Dos días después Mirna sepulta a su hijo en el panteón municipal de Mochicahui. Antes, como la tradición de los nativos, guarda, tuvo la misa de cuerpo presente en la iglesia de Nuestra Señora de Guadalupe, y luego la última parada en la Cruz del Perdón. Con sus nietas Xiara, Isamar y Roberta en el regazo. “Misión cumplida. Te encontré, promesa de madre”, le dijo como despedida.

Finalmente, Roberto Corrales Medina, cuya ausencia forjó el nacimiento del grupo las Rastreadoras y que ellas exhumaran a 95 personas desaparecidas en tumbas clandestinas, fue sepultado.

—¿Qué le sigue a Mirna?

—Primero, llevar mi duelo. No sé cuánto. Ni en dónde, pero quiero un silencio.

—¿Cree que el grupo va a desaparecer?

—No. No lo creo. Somos fuertes porque somos todos. El dolor de todos nos une, nos fortalece.

—¿Se considera un ejemplo?

—No cómo tal. Ejemplo somos todas, que como madres, hermanas o esposas no dejamos de buscar a nuestros tesoros. Aquí hay muchas que ya encontraron a sus perdidos, y todavía continúan. Acompañan a las demás.

—¿Qué le deja el sacrificio de Roberto?

—No sé, pero percibo que algo grande. Cuando te conocí, yo era de las que pensaba que no me tocaría nunca perder un hijo, porque ellos son buenos. Y ya vez, me tocó. Viste que nadie me escuchó, hasta que ustedes me dieron voz. Y comenzó todo. Conocía a Karla, y nuestros casos atrajeron a más personas con situaciones similares.

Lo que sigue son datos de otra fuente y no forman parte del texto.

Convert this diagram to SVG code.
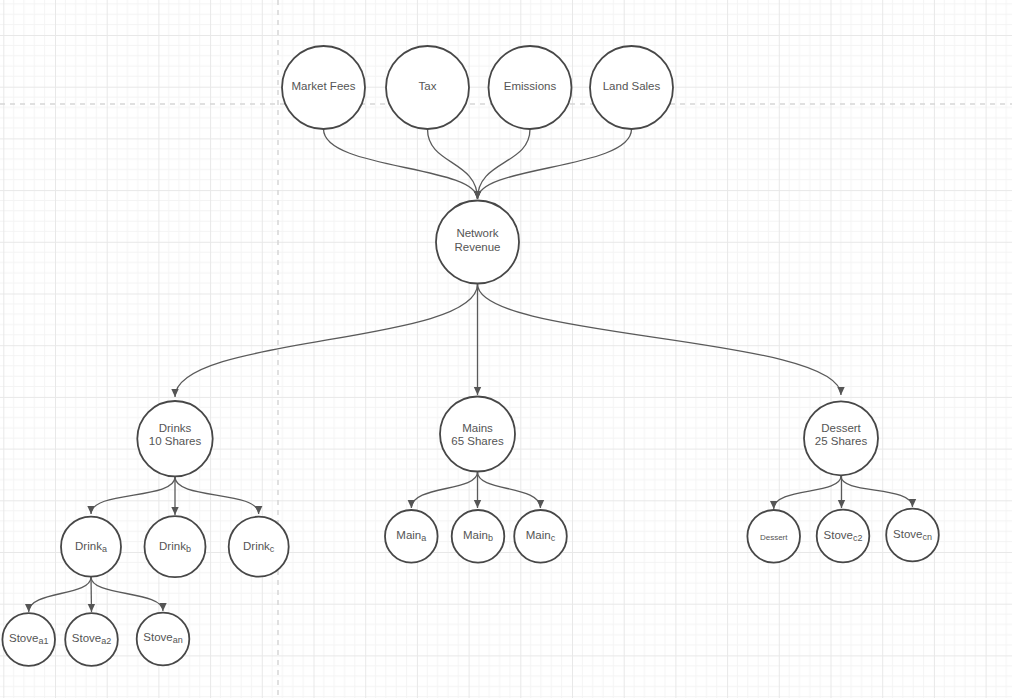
<svg xmlns="http://www.w3.org/2000/svg" width="1012" height="698" viewBox="0 0 1012 698">
<defs>
<pattern id="grid" x="3.3" y="35" width="51.7" height="51.7" patternUnits="userSpaceOnUse">
<path d="M10.34,0V51.7M20.68,0V51.7M31.02,0V51.7M41.36,0V51.7M0,10.34H51.7M0,20.68H51.7M0,31.02H51.7M0,41.36H51.7" stroke="#f4f4f4" stroke-width="1" fill="none"/>
<path d="M0.5,0V51.7M0,0.5H51.7" stroke="#e8e8e8" stroke-width="1" fill="none"/>
</pattern>
<marker id="arr" markerUnits="userSpaceOnUse" markerWidth="10" markerHeight="10" refX="8" refY="4" orient="auto">
<path d="M0,0.3 L8,4 L0,7.7 Z" fill="#555"/>
</marker>
<style>
.n{fill:#fff;stroke:#474747;stroke-width:1.8}
.t{font-family:"Liberation Sans",Arial,sans-serif;font-size:11.5px;fill:#555;text-anchor:middle}
.s{font-size:9px}
.c{fill:none;stroke:#5a5a5a;stroke-width:1.3;marker-end:url(#arr)}
.d{stroke:#d6d6d6;stroke-width:1.5;stroke-dasharray:5 5}
</style>
</defs>
<rect width="1012" height="698" fill="#fff"/>
<rect width="1012" height="698" fill="url(#grid)"/>
<line class="d" x1="278" y1="0" x2="278" y2="698"/>
<line class="d" x1="0" y1="104" x2="1012" y2="104"/>
<g id="connectors">
<path class="c" d="M323.5,129 C323.5,170 477.5,165 477.5,199"/>
<path class="c" d="M427.5,129 C427.5,165 477.5,160 477.5,199"/>
<path class="c" d="M530,129 C530,165 477.5,160 477.5,199"/>
<path class="c" d="M631.5,129 C631.5,170 477.5,165 477.5,199"/>
<path class="c" d="M477.5,284 C477.5,345 175,335 175,397"/>
<path class="c" d="M477.5,284 L477.5,395"/>
<path class="c" d="M477.5,284 C477.5,340 841,335 841,395"/>
<path class="c" d="M175,477 C175,500 91,490 91,514"/>
<path class="c" d="M175,477 L175,515"/>
<path class="c" d="M175,477 C175,500 258.7,490 258.7,514"/>
<path class="c" d="M91,577 C91,597 28.7,590 28.7,612"/>
<path class="c" d="M91,577 L91.5,612"/>
<path class="c" d="M91,577 C91,597 163,590 163,611"/>
<path class="c" d="M477.5,472 C477.5,492 411.3,485 411.3,508"/>
<path class="c" d="M477.5,472 L477.5,508"/>
<path class="c" d="M477.5,472 C477.5,492 540.5,485 540.5,508"/>
<path class="c" d="M841,476 C841,495 773.7,487 773.7,509"/>
<path class="c" d="M841.5,476 L841.5,508"/>
<path class="c" d="M841,476 C841,495 912.5,485 912.5,507"/>
</g>
<g id="market-fees"><circle class="n" cx="323.5" cy="87.5" r="41.5"/><text class="t" x="323.5" y="90">Market Fees</text></g>
<g id="tax"><circle class="n" cx="427.5" cy="87.5" r="41.5"/><text class="t" x="427.5" y="90">Tax</text></g>
<g id="emissions"><circle class="n" cx="530" cy="87.5" r="41.5"/><text class="t" x="530" y="90">Emissions</text></g>
<g id="land-sales"><circle class="n" cx="631.5" cy="87.5" r="41.5"/><text class="t" x="631.5" y="90">Land Sales</text></g>
<g id="network-revenue"><circle class="n" cx="477.5" cy="242" r="41.5"/><text class="t" x="477.5" y="237">Network</text><text class="t" x="477.5" y="251">Revenue</text></g>
<g id="drinks"><circle class="n" cx="175" cy="438.7" r="37.7"/><text class="t" x="175" y="432">Drinks</text><text class="t" x="175" y="445">10 Shares</text></g>
<g id="mains"><circle class="n" cx="477.5" cy="434" r="37.5"/><text class="t" x="477.5" y="431.5">Mains</text><text class="t" x="477.5" y="445">65 Shares</text></g>
<g id="dessert"><circle class="n" cx="841" cy="438.3" r="37"/><text class="t" x="841" y="431.5">Dessert</text><text class="t" x="841" y="445">25 Shares</text></g>
<g id="drink-a"><circle class="n" cx="91" cy="546.7" r="30"/><text class="t" x="91" y="549.5">Drink<tspan class="s" dy="2">a</tspan></text></g>
<g id="drink-b"><circle class="n" cx="175" cy="546.7" r="30.5"/><text class="t" x="175" y="549.5">Drink<tspan class="s" dy="2">b</tspan></text></g>
<g id="drink-c"><circle class="n" cx="258.7" cy="546.7" r="30"/><text class="t" x="258.7" y="549.5">Drink<tspan class="s" dy="2">c</tspan></text></g>
<g id="stove-a1"><circle class="n" cx="28.7" cy="639.5" r="26.3"/><text class="t" x="28.7" y="641.5">Stove<tspan class="s" dy="2">a1</tspan></text></g>
<g id="stove-a2"><circle class="n" cx="91.5" cy="639.5" r="26.3"/><text class="t" x="91.5" y="641.5">Stove<tspan class="s" dy="2">a2</tspan></text></g>
<g id="stove-an"><circle class="n" cx="163" cy="639" r="26.3"/><text class="t" x="163" y="641">Stove<tspan class="s" dy="2">an</tspan></text></g>
<g id="main-a"><circle class="n" cx="411.3" cy="536.3" r="26.3"/><text class="t" x="411.3" y="539">Main<tspan class="s" dy="2">a</tspan></text></g>
<g id="main-b"><circle class="n" cx="478" cy="536.3" r="26.3"/><text class="t" x="478" y="539">Main<tspan class="s" dy="2">b</tspan></text></g>
<g id="main-c"><circle class="n" cx="540.5" cy="536.3" r="26.3"/><text class="t" x="540.5" y="539">Main<tspan class="s" dy="2">c</tspan></text></g>
<g id="dessert-child"><circle class="n" cx="773.7" cy="536.3" r="26.3"/><text class="t" x="773.7" y="539.5" style="font-size:8px">Dessert</text></g>
<g id="stove-c2"><circle class="n" cx="843" cy="536" r="26.3"/><text class="t" x="843" y="538.5">Stove<tspan class="s" dy="2">c2</tspan></text></g>
<g id="stove-cn"><circle class="n" cx="912.5" cy="535" r="26.3"/><text class="t" x="912.5" y="537.5">Stove<tspan class="s" dy="2">cn</tspan></text></g>
</svg>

Luego más y más, y hasta ahora aquí estamos. Si ellos quisieron arrebatarme a un hijo, hacerle algo a Roberto por algo que él pudo haber realizado, fue un castigo muy severo. El quizá ofrendó la vida, por un movimiento que sin saberlo ya es mundial. Creo que eso es mucho, mucho más grande.

—¿Qué crees que Javier Valdez esté diciendo en el cielo?

—¡Vieja cabrona, lo encontró!

—¿Va a retirarse unos días?

—Sí, creo que sí. No lo sé.

Han pasado apenas 48 horas de que sepultó a su hijo, y Mirna regresó al monte a buscar tumbas clandestinas, a buscar cuerpos inhumados en fosas, sus tesoros.